◆ What this task involves:
Every line below must be reproduced exactly. Copy them all.

◆ Data extract:
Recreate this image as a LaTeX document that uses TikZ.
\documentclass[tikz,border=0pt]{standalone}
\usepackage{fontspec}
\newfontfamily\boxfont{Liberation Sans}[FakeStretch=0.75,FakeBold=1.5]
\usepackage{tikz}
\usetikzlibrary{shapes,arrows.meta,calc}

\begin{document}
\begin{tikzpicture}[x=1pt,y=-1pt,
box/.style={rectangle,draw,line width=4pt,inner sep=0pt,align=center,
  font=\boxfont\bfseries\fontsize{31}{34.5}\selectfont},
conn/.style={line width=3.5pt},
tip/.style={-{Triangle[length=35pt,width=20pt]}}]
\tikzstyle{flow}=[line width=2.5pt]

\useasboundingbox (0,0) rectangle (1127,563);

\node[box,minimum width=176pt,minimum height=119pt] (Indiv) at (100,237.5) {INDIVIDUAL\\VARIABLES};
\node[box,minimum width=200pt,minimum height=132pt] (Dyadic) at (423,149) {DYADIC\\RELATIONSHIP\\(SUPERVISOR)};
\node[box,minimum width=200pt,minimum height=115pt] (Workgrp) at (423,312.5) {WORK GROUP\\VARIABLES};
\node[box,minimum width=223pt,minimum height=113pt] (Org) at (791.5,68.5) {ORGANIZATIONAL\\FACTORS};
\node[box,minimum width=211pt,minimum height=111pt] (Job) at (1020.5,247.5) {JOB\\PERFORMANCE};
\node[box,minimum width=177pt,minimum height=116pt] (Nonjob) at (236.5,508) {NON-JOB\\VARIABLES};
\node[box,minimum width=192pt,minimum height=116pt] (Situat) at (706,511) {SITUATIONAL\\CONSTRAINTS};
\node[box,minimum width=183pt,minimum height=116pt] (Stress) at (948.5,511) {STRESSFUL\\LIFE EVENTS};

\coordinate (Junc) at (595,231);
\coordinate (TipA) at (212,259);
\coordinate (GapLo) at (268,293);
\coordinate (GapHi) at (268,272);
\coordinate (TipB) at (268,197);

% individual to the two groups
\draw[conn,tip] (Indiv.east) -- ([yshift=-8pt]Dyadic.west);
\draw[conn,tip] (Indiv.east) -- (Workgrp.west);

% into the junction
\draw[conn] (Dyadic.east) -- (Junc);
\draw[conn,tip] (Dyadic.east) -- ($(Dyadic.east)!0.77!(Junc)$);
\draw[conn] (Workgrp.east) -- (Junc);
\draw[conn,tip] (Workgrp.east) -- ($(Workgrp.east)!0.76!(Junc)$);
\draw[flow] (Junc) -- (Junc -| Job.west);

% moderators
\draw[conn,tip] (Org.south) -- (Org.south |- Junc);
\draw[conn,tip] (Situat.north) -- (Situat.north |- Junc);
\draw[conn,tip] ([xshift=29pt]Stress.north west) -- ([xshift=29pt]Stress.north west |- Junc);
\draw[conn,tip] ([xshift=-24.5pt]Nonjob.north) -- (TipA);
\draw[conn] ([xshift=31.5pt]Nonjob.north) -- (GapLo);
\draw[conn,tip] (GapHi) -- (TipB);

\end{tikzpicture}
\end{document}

◆ Full answer:
Recreate this image as a LaTeX document that uses TikZ.
\documentclass[tikz,border=0pt]{standalone}
\usepackage{fontspec}
\newfontfamily\boxfont{Liberation Sans}[FakeStretch=0.75,FakeBold=1.5]
\usepackage{tikz}
\usetikzlibrary{shapes,arrows.meta,calc}

\begin{document}
\begin{tikzpicture}[x=1pt,y=-1pt,
box/.style={rectangle,draw,line width=4pt,inner sep=0pt,align=center,
  font=\boxfont\bfseries\fontsize{31}{34.5}\selectfont},
conn/.style={line width=3.5pt},
tip/.style={-{Triangle[length=35pt,width=20pt]}}]
\tikzstyle{flow}=[line width=2.5pt]

\useasboundingbox (0,0) rectangle (1127,563);

\node[box,minimum width=176pt,minimum height=119pt] (Indiv) at (100,237.5) {INDIVIDUAL\\VARIABLES};
\node[box,minimum width=200pt,minimum height=132pt] (Dyadic) at (423,149) {DYADIC\\RELATIONSHIP\\(SUPERVISOR)};
\node[box,minimum width=200pt,minimum height=115pt] (Workgrp) at (423,312.5) {WORK GROUP\\VARIABLES};
\node[box,minimum width=223pt,minimum height=113pt] (Org) at (791.5,68.5) {ORGANIZATIONAL\\FACTORS};
\node[box,minimum width=211pt,minimum height=111pt] (Job) at (1020.5,247.5) {JOB\\PERFORMANCE};
\node[box,minimum width=177pt,minimum height=116pt] (Nonjob) at (236.5,508) {NON-JOB\\VARIABLES};
\node[box,minimum width=192pt,minimum height=116pt] (Situat) at (706,511) {SITUATIONAL\\CONSTRAINTS};
\node[box,minimum width=183pt,minimum height=116pt] (Stress) at (948.5,511) {STRESSFUL\\LIFE EVENTS};

\coordinate (Junc) at (595,231);
\coordinate (TipA) at (212,259);
\coordinate (GapLo) at (268,293);
\coordinate (GapHi) at (268,272);
\coordinate (TipB) at (268,197);

% individual to the two groups
\draw[conn,tip] (Indiv.east) -- ([yshift=-8pt]Dyadic.west);
\draw[conn,tip] (Indiv.east) -- (Workgrp.west);

% into the junction
\draw[conn] (Dyadic.east) -- (Junc);
\draw[conn,tip] (Dyadic.east) -- ($(Dyadic.east)!0.77!(Junc)$);
\draw[conn] (Workgrp.east) -- (Junc);
\draw[conn,tip] (Workgrp.east) -- ($(Workgrp.east)!0.76!(Junc)$);
\draw[flow] (Junc) -- (Junc -| Job.west);

% moderators
\draw[conn,tip] (Org.south) -- (Org.south |- Junc);
\draw[conn,tip] (Situat.north) -- (Situat.north |- Junc);
\draw[conn,tip] ([xshift=29pt]Stress.north west) -- ([xshift=29pt]Stress.north west |- Junc);
\draw[conn,tip] ([xshift=-24.5pt]Nonjob.north) -- (TipA);
\draw[conn] ([xshift=31.5pt]Nonjob.north) -- (GapLo);
\draw[conn,tip] (GapHi) -- (TipB);

\end{tikzpicture}
\end{document}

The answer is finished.